Kamis, 02 Juli 2015

Jamaah Pasca Haji Dalam Pembenahan Kehidupan Sosial (Suatu Refleksi HUT 69 Kemerdekaan RI).



Dalam peta peradaban, makna haji memiliki dimensi ganda yang harus dihayati oleh komunitas umat Islam. Pada awal pertumbuhan disiplin fiqih yang notabenenya memiliki makna legitimatif bagi termonologi nilai-nilai Islam, haji memiliki makna ganda yang teramat religius. Pertama, haji sebagai pengabdian yang secara substansi merupakan paket spiritual bagi pertumbuhan kesadaran jiwanya dalam memberikan pembekalan nurani bagi pertumbuhan intelektualitas para pelakunya lewat penghayatan terhadap kegiatan selama musim haji. Kedua, haji sebagai beban ritual yang struktur perjalanannya ditanggung oleh dimensi finansial sebagai implementasi kesadaran sosial yang dipolakan lewat anggaran dalam bentuk harta. Namun dalam perjalanannya, dua makna di atas mengalami pergeseran dalam mentransformasikan kehidupan sosial yang perlu mendapat jawaban secara transparan.

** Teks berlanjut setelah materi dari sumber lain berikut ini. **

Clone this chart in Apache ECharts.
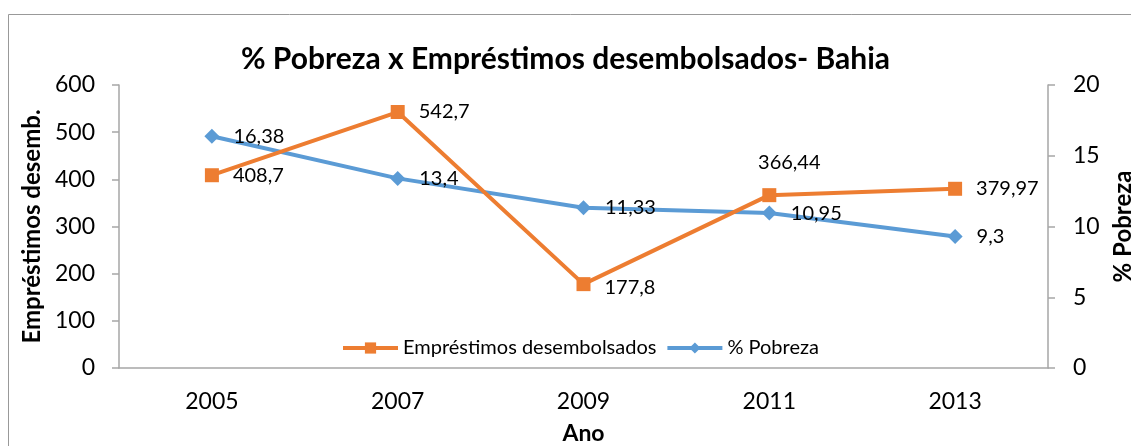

Dalam era yang semuanya didasarkan kepada realita ilmiah, ritual ibadah haji mendesak untuk dimaknai dengan pengertian-pengertian realistis yang semakin memperkuat keyakinan umat Islam, bahwa haji sebagai tiang Islam yang teramat urgen. Urgensi ini dimaksudkan untuk menandingi sebagian pemeo yang menyatakan bahwa haji tak memiliki relevansi terhadap realitas kekinian.

Untuk membicarakan masalah ibadah haji dalam hubungannya dengan perubahan-perubahan apa yang terjadi dalam perilaku bagi setiap muslim yang telah menunaikan ibadah haji, setidaknya kita buka kembali kepada suatu tarikh Islam, dimana suatu saat ada seorang sahabat Nabi Muhammad saw mempertanyakan mengenai amalan apa dan bentuk jihad bagaimana yang paling istimewa di hadapan Allah Azza Wa Jalla, beliau menjawab yaitu hajjun mabrurun, atau yang lazim kita sebut haji mabrur.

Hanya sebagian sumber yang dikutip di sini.